Au premier plan, la mer est houleuse. Les vagues, représentées de manière tranchante, donnent une impression d’instabilité. Un petit bateau de pêche rentre au port, chargé de marchandises. Quatre pêcheurs le manœuvrent. Ils sont accompagnés par deux femmes en proue. Leur regard, et le nôtre de fait, est dirigé vers le second plan et le bateau à voile et à vapeur qui arrive lui aussi à bon port. Ce premier transmanche est représenté légèrement penché vers la gauche pour accentuer l’effet de tangage, typique de l’élément marin.
Ce n’est sans doute pas un hasard si les pêcheurs décident de rentrer au port en même temps que lui. Ils veulent l’accompagner dans son arrivée. D’ailleurs, autour du ferry, trois autres petits bateaux de pêche suivent eux aussi le grand navire. Sur la terre ferme, il est tout aussi attendu : une foule d’individus s’est rassemblée sur les deux jetées et acclame l’arrivée du bateau par de grands signes.
Au troisième plan, c’est l’art d’Isabey que l’on distingue le mieux. Si l’on y reconnait la silhouette et les reliefs pentus de la capitale de la Côte d’Opale, on apprécie surtout ce ciel ombrageux où notre œil est guidé par le nuage de fumée qui s’échappe de la cheminée du bateau. Ombrageux mais changeant : les gros nuages gris chargés de pluie laissent place par endroits à un ciel plus bleu, lumineux et léger. Cette diversité donne une impression de mouvement, comme si le vent soufflait. Cela fait écho également aux mouvements des vagues au premier plan.

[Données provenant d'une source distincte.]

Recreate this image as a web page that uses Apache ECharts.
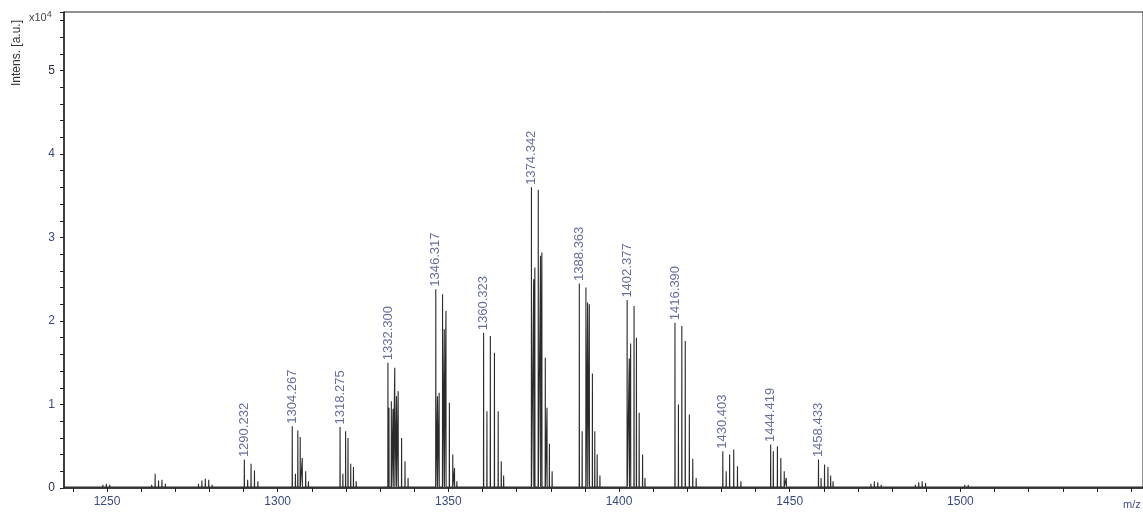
<!DOCTYPE html>
<html>
<head>
<meta charset="utf-8">
<script src="https://cdn.jsdelivr.net/npm/echarts@6/dist/echarts.min.js"></script>
<style>
html,body{margin:0;padding:0;background:#fff;}
#chart{width:1143px;height:512px;}
</style>
</head>
<body>
<div id="chart"></div>
<script>
// ---- data (m/z, intensity in units of 1e4) ----
const peakMz = [
  1247.8,1248.8,1249.8,1250.8,1251.8,
  1263.1,1264.1,1265.1,1266.1,1267.1,1268.1,
  1275.8,1276.8,1277.8,1278.8,1279.8,1280.8,
  1290.232,1291.2,1292.2,1293.2,1294.2,1295.2,
  1304.267,1305.2,1305.9,1306.6,1307.2,1308.2,1309.0,
  1318.275,1319.1,1319.9,1320.6,1321.4,1322.2,1323.0,
  1332.300,1332.6,1333.3,1333.8,1334.3,1334.8,1335.3,1336.3,1337.3,1338.2,
  1346.317,1346.8,1347.3,1348.3,1348.8,1349.3,1350.3,1351.3,1351.8,1352.5,
  1360.323,1361.3,1362.3,1363.5,1364.6,1365.5,1366.2,
  1374.342,1375.0,1375.34,1376.34,1377.0,1377.4,1378.4,1378.9,1379.6,1380.4,
  1388.363,1389.2,1390.3,1390.8,1391.3,1392.2,1392.9,1393.6,1394.4,
  1402.377,1403.0,1403.4,1404.4,1405.1,1405.9,1406.9,1407.6,
  1416.390,1417.4,1418.4,1419.4,1420.6,1421.6,1422.6,
  1430.403,1431.4,1432.4,1433.6,1434.7,1435.7,
  1444.419,1445.2,1446.4,1447.4,1448.4,1449.0,
  1458.433,1459.2,1460.2,1461.2,1462.0,1462.7,
  1473.8,1474.8,1475.8,1476.8,
  1486.8,1487.8,1488.8,1489.8,1490.8,
  1500.3,1501.3,1502.3,1503.3
];
const peakIntensity = [
  0.02,0.04,0.05,0.04,0.02,
  0.04,0.17,0.09,0.10,0.05,0.02,
  0.03,0.05,0.09,0.11,0.10,0.04,
  0.34,0.10,0.29,0.21,0.08,0.03,
  0.74,0.17,0.69,0.61,0.36,0.20,0.08,
  0.73,0.17,0.68,0.60,0.29,0.25,0.08,
  1.50,0.96,1.04,0.95,1.44,1.10,1.16,0.60,0.32,0.12,
  2.38,1.10,1.14,2.32,1.90,2.12,1.02,0.40,0.24,0.08,
  1.86,0.92,1.82,1.62,0.92,0.32,0.15,
  3.60,2.50,2.64,3.57,2.78,2.82,1.56,0.96,0.53,0.20,
  2.45,0.68,2.40,2.22,2.20,1.37,0.68,0.40,0.15,
  2.25,1.55,1.73,2.18,1.80,0.90,0.40,0.12,
  1.98,1.00,1.94,1.76,0.88,0.35,0.12,
  0.44,0.20,0.40,0.46,0.26,0.08,
  0.52,0.44,0.50,0.36,0.20,0.12,
  0.34,0.12,0.28,0.25,0.15,0.08,
  0.05,0.08,0.07,0.04,
  0.04,0.07,0.08,0.06,0.03,
  0.02,0.04,0.04,0.03
];
const labelMz = [1290.232,1304.267,1318.275,1332.300,1346.317,1360.323,1374.342,1388.363,1402.377,1416.390,1430.403,1444.419,1458.433];
const labelIntensity = [0.34,0.74,0.73,1.50,2.38,1.86,3.60,2.45,2.25,1.98,0.44,0.52,0.34];
const labelText = ['1290.232','1304.267','1318.275','1332.300','1346.317','1360.323','1374.342','1388.363','1402.377','1416.390','1430.403','1444.419','1458.433'];
const xTickValues = [1240,1250,1260,1270,1280,1290,1300,1310,1320,1330,1340,1350,1360,1370,1380,1390,1400,1410,1420,1430,1440,1450,1460,1470,1480,1490,1500,1510,1520,1530,1540,1550];
const xLabelValues = [1250,1300,1350,1400,1450,1500];
const yLabelValues = [0,1,2,3,4,5];
const baseline = 0.012;
const xMin = 1237.4, xMax = 1553.5;

// ---- build spectrum polyline ----
const spectrum = [[xMin, baseline]];
peakMz.forEach((m, i) => {
  spectrum.push([m - 0.04, baseline]);
  spectrum.push([m, peakIntensity[i]]);
  spectrum.push([m + 0.04, baseline]);
});
spectrum.push([xMax, baseline]);

const labelData = labelMz.map((m, i) => ({value: [m, labelIntensity[i]], name: labelText[i]}));

const labelBlue = '#3c4a82';
const chart = echarts.init(document.getElementById('chart'), null, {renderer: 'canvas'});
chart.setOption({
  animation: false,
  backgroundColor: '#fff',
  grid: {left: 64, top: 12, right: -2, bottom: 24, show: true, borderColor: '#222', borderWidth: 1},
  xAxis: {
    type: 'value', min: xMin, max: xMax,
    axisLine: {show: true, onZero: false, lineStyle: {color: '#222', width: 1.5}},
    axisTick: {show: true, length: 4, customValues: xTickValues, lineStyle: {color: '#222'}},
    axisLabel: {customValues: xLabelValues, color: labelBlue, fontSize: 12, fontFamily: 'Liberation Sans, Arial', margin: 8,
      formatter: (v) => String(Math.round(v))},
    splitLine: {show: false}
  },
  yAxis: {
    type: 'value', min: 0, max: 5.7, interval: 0.2,
    axisLine: {show: true, lineStyle: {color: '#222', width: 1.5}},
    axisTick: {show: true, length: 4, lineStyle: {color: '#222'}},
    axisLabel: {
      fontSize: 12, fontFamily: 'Liberation Sans, Arial', margin: 9,
      color: (v) => (Math.abs(v) < 1e-6 || Math.abs(v - 5) < 1e-6) ? '#2a2f45' : labelBlue,
      formatter: (v) => {
        const r = Math.round(v);
        return (Math.abs(v - r) < 1e-6 && yLabelValues.indexOf(r) >= 0) ? String(r) : '';
      }
    },
    splitLine: {show: false}
  },
  series: [
    {
      type: 'line', data: spectrum, showSymbol: false, symbol: 'none',
      lineStyle: {color: '#2b2b2b', width: 1.1}, silent: true, z: 2
    },
    {
      type: 'scatter', data: labelData, symbol: 'rect', symbolSize: [1, 1],
      itemStyle: {color: 'rgba(0,0,0,0)'}, silent: true, z: 3,
      label: {
        show: true, position: 'top', distance: 2, rotate: 90,
        align: 'left', verticalAlign: 'middle',
        formatter: (p) => p.name, color: labelBlue, fontSize: 13,
        fontFamily: 'Liberation Sans, Arial'
      }
    }
  ],
  graphic: [
    {type: 'text', left: 11, top: 20, rotation: Math.PI / 2,
     style: {text: 'Intens. [a.u.]', fontSize: 12, fill: '#333', fontFamily: 'Liberation Sans, Arial'}},
    {type: 'text', left: 29, top: 10,
     style: {text: '{a|x10}{b|4}', rich: {a: {fontSize: 11, fill: '#444', fontFamily: 'Liberation Sans, Arial'}, b: {fontSize: 9, fill: '#444', verticalAlign: 'top', padding: [0,0,6,0], fontFamily: 'Liberation Sans, Arial'}}}},
    {type: 'text', left: 1123, top: 499,
     style: {text: 'm/z', fontSize: 11, fill: labelBlue, fontFamily: 'Liberation Sans, Arial'}}
  ]
});
</script>
</body>
</html>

[1] Mouvement intellectuel, littéraire, artistique qui visait à renouveler les formes de pensée et d'expression en rejetant les règles classiques et le rationalisme, en prônant la nature, le culte du moi, la sensibilité, l'imagination, le rêve, la mélancolie, la spiritualité, en réhabilitant le goût contemporain, la couleur locale, la vérité historique.